JAKARTA, KOMPAS.com — Direktur Tindak Pidana Ekonomi Khusus Bareskrim Polri Brigjen Pol Agung Setya mengatakan, korban prostitusi anak untuk kaum gay bertambah menjadi 148 orang. Sebelumnya, jumlah korban diketahui sebanyak 103 orang. Sebagian berusia di bawah 17 tahun.
"Untuk tersangka masih tiga, tetapi korban kami identifikasi ada tambahan jadi 148 orang," ujar Agung di Bareskrim Polri, Jakarta, Senin (5/9/2016).
Sebanyak 45 anak yang baru diketahui itu merupakan "anak asuh" dari tersangka AR, sementara jumlah korban dari tersangka U diketahui empat orang.
Satu tersangka lain, yakni E, merupakan pengguna jasa sekaligus perekrut yang juga membantu AR menyediakan rekening untuk menampung hasil kejahatannya.
Agung mengatakan, korban rata-rata berasal dari Jawa Barat dan Jakarta.
"Kami terus melakukan penambahan terhadap data ini. Hal lain yang tentunya kami harapkan, penanganannya bisa komprehensif," kata Agung.
(Baca: Ribuan Kondom Ditemukan di Rumah Indekos Pelaku Prostitusi Anak untuk Gay)
Bareskrim Polri menyerahkan proses pemulihan para korban ke Kementerian Sosial yang menyediakan rumah aman bagi mereka. Saat ini, korban yang baru direhabilitasi di rumah aman itu baru tujuh orang. Ketujuh anak itu ikut dibawa saat polisi menangkap AR.
"Mekanisme ada di rumah singgah untuk menjaga anak-anak tetap sekolah," kata Agung.
Sebelumnya, Kepala Bareskrim Polri Komjen Pol Ari Dono Sukmanto mengatakan bahwa AR dengan mudah mengajak para korban karena lingkungannya dikelilingi dengan anak-anak usia sekolah.
(Baca: Korban Prostitusi untuk Kaum Gay Capai 103 Orang, Usia 13-23 Tahun)
"Di tempat indekos ini lingkungannya remaja, mereka membuat grup namanya 'Reo Ceper Management'," ujar Ari.

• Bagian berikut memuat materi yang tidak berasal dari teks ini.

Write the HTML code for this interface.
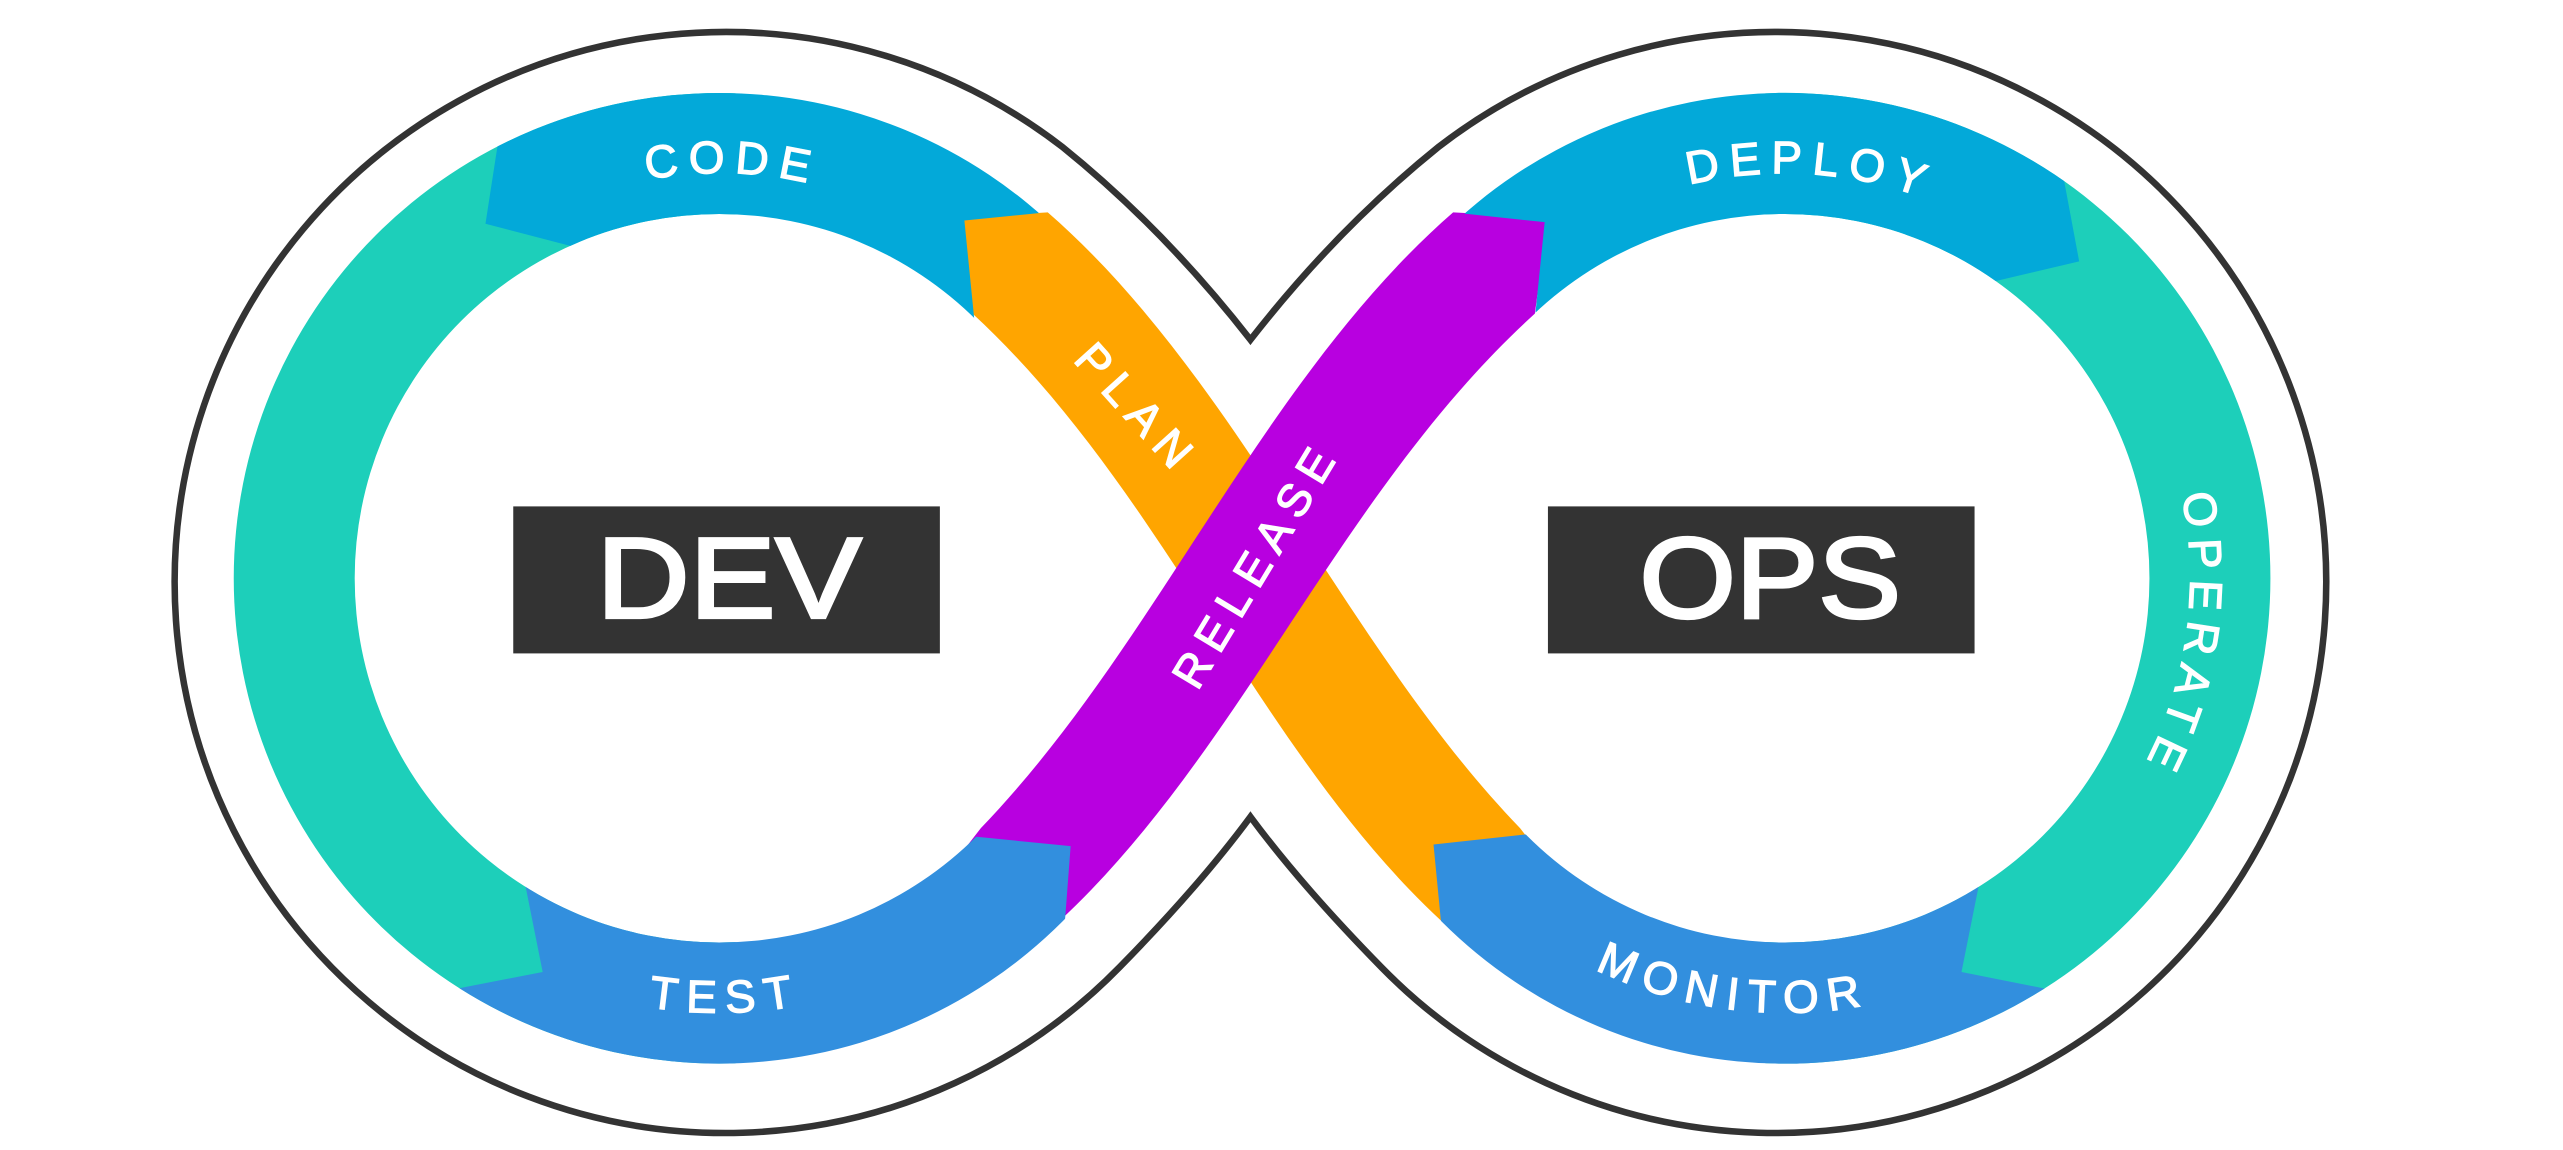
<!DOCTYPE html>
<html><head><meta charset="utf-8">
<style>
html,body{margin:0;padding:0;background:#fff;}
svg{display:block;}
text{font-family:"Liberation Sans",sans-serif;fill:#fff;}
</style></head>
<body>
<svg width="2563" height="1150" viewBox="0 0 1568 704" preserveAspectRatio="none" xmlns="http://www.w3.org/2000/svg">
<defs>
<clipPath id="ringL"><path clip-rule="evenodd" d="M143,354 a297,297 0 1,0 594,0 a297,297 0 1,0 -594,0 Z M217,354 a223,223 0 1,0 446,0 a223,223 0 1,0 -446,0 Z"/></clipPath>
<clipPath id="ringR"><path clip-rule="evenodd" d="M795,354 a297,297 0 1,0 594,0 a297,297 0 1,0 -594,0 Z M869,354 a223,223 0 1,0 446,0 a223,223 0 1,0 -446,0 Z"/></clipPath>
<path id="arcCode" d="M192,354 A248,248 0 0 1 688,354"/>
<path id="arcDeploy" d="M844,354 A248,248 0 0 1 1340,354"/>
<path id="arcTest" d="M174,354 A266,266 0 0 0 706,354"/>
<path id="arcMon" d="M826,354 A266,266 0 0 0 1358,354"/>
<path id="arcOp" d="M1092,106 A248,248 0 0 1 1092,602"/>
</defs>

<g clip-path="url(#ringL)"><rect x="0" y="0" width="450" height="704" fill="#1DCFBA"/></g>
<g clip-path="url(#ringR)"><rect x="1080" y="0" width="488" height="704" fill="#1DCFBA"/></g>

<path fill="#FFA500" d="M589,133 L595,192 C712,300 770,460 882,564 L940,520 L930,507 C822,395 758,232 641,130 Z"/>
<path fill="#B800E0" d="M947,133 L939,192 C820,300 760,460 648,564 L590,520 L600,507 C708,395 772,232 889,130 Z"/>

<g clip-path="url(#ringL)">
<polygon fill="#03A9D9" points="312,0 312,40 297,137 370,156 440,354 597,205 590,135 660,128 660,0"/>
<polygon fill="#328FDE" points="310,485 332,595 250,611 250,704 648,704 648,610 655,518 585,511 440,354"/>
</g>
<g clip-path="url(#ringR)">
<polygon fill="#03A9D9" points="870,0 870,128 945,136 938,205 1092,354 1200,177 1272,160 1258,85 1258,0"/>
<polygon fill="#328FDE" points="886,610 877,517 950,509 1092,354 1222,485 1200,595 1280,611 1280,704 886,704"/>
</g>

<path fill="none" stroke="#333" stroke-width="4" d="M765,208 Q712,140 650,90 A337,337 0 1 0 685,592 Q734,542 765,500 Q796,542 845,592 A337,337 0 1 0 880,90 Q818,140 765,208 Z"/>

<rect x="314" y="310" width="261" height="90" fill="#333"/>
<rect x="947" y="310" width="261" height="90" fill="#333"/>
<text x="365" y="378" font-size="70" textLength="162" lengthAdjust="spacingAndGlyphs" stroke="#fff" stroke-width="2">DEV</text>
<text x="1003" y="378" font-size="70" textLength="160" lengthAdjust="spacingAndGlyphs" stroke="#fff" stroke-width="2">OPS</text>

<g font-size="28" letter-spacing="6" stroke="#fff" stroke-width="0.8">
<text text-anchor="middle"><textPath href="#arcCode" startOffset="51%">CODE</textPath></text>
<text text-anchor="middle"><textPath href="#arcDeploy" startOffset="52%">DEPLOY</textPath></text>
<text text-anchor="middle"><textPath href="#arcTest" startOffset="50.5%">TEST</textPath></text>
<text text-anchor="middle"><textPath href="#arcMon" startOffset="46%">MONITOR</textPath></text>
<text text-anchor="middle"><textPath href="#arcOp" startOffset="54.5%">OPERATE</textPath></text>
<text text-anchor="middle" transform="translate(696,250) rotate(48)" y="10">PLAN</text>
<text text-anchor="middle" transform="translate(768,345) rotate(-59)" y="10">RELEASE</text>
</g>
</svg>
</body></html>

AR mengiming-imingi korbannya dengan tawaran uang yang menggiurkan jika mau ikut "berbisnis" dengannya. Ia menjajakan korbannya melalui akun Facebook bernama "Brondong".
(Baca: Tersangka Prostitusi Kaum Gay Sering Bawa Anak Laki-laki ke Kamar Indekosnya)
Di akun tersebut, AR memajang foto-foto korban dengan keterangan foto berisikan nama dan huruf khusus yang diketahui merupakan sandi. Huruf V menandakan anak tersebut bertindak sebagai perempuan, T bertindak sebagai laki-laki, dan B untuk biseksual.
Tarif setiap anak ditetapkan sebesar Rp 1,2 juta. Dari uang sebanyak itu, tiap-tiap anak hanya menerima Rp 100.000-Rp 150.000 untuk sekali pelayanan singkat.
Dari pengembangannya, polisi menangkap U dan E terkait kasus ini.
Para pelaku terancam pasal berlapis terkait Undang-Undang Nomor 11 Tahun 2008 tentang Informasi dan Transaksi Elektronik, Undang-Undang Nomor 44 Tahun 2008 tentang Pornografi, Undang-Undang Nomor 21 Tahun 2007 tentang Pemberantasan Tindak Pidana Perdagangan Orang, Undang-Undang Nomor 35 Tahun 2014 tentang Perlindungan Anak, dan Undang-Undang Nomor 8 Tahun 2010 tentang Tindak Pidana Pencucian Uang.